The statement was given in support of a notice of application for the production of a typewritten transcript, the written report from the trial judge, a certified copy of the judge's notes of the trial, and an extension of time to file documents and leave to adduce fresh evidence, which is to be made in the Court of Appeal on Monday.
Fresh evidence refers to evidence that was present at the time of trial but was not put before the court.
The 42-year-old businessman, who is appealing his sentence and conviction, said the transcript of his trial did not accurately capture everything that occurred, including the comments by the prosecution, particular statements made by the jury after it was empanelled, a lizard incident which was reported in the media, and the main witness account of what he was allegedly promised by the director of public prosecutions for giving evidence.

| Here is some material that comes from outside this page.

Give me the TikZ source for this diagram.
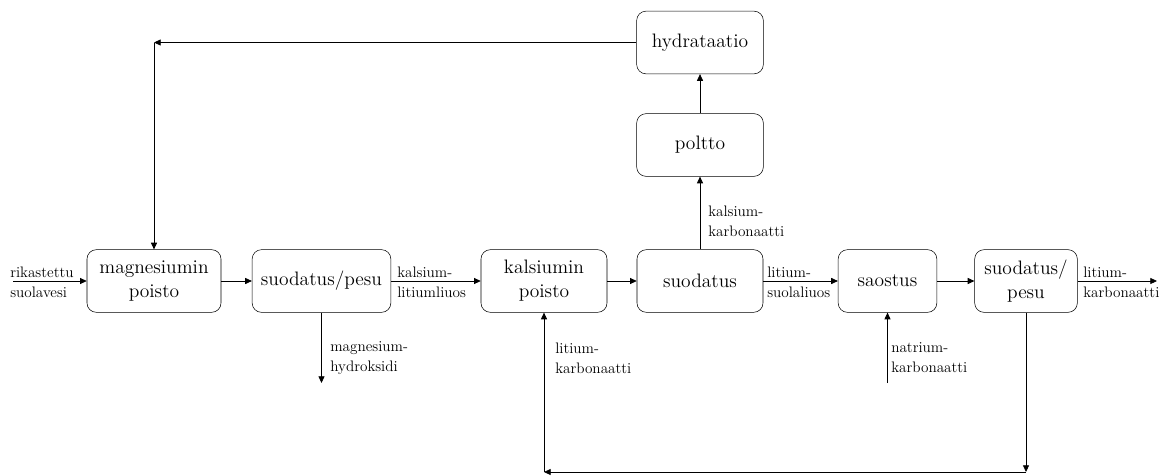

Miller recalled several “unfair” statements allegedly made by the prosecution, including one saying, “If fish come from sea bottom and say shark down there, you must believe them”, which, he claimed, was omitted from the transcript.
According to him, the jurors were nodding their heads in agreement with the comment.
“It seems the core of the Crown's opening and closing [argument] was that if ... a criminal say I am a criminal, this was sufficient evidence to convict him. The judge did nothing to correct this issue while making a distinct attack on comments made by the lawyer in his closing address to the jury,” he further claimed.
Miller is of the view that the production of the relevant materials would level the playing field and ensure that the appellate court and his lawyers have information to which the Crown and trial judge were privy.
“It is possible that a fair, just, and complete review by this superior court of my trial, conviction and sentence would be stymied by the failure to request the production of these documents, prior to its consideration of my grounds of appeal.
“The superior court may very well reject as baseless grounds of appeal, which may well be supported by information outside of the knowledge of the transcript, the defence and the superior court,” Miller contended in his affidavit.
Millers' lawyers, following his sentence, while indicating their intent to appeal his sentence and conviction, had argued that the sentence was excessive and had also questioned his conviction in light of Bryan's acquittal.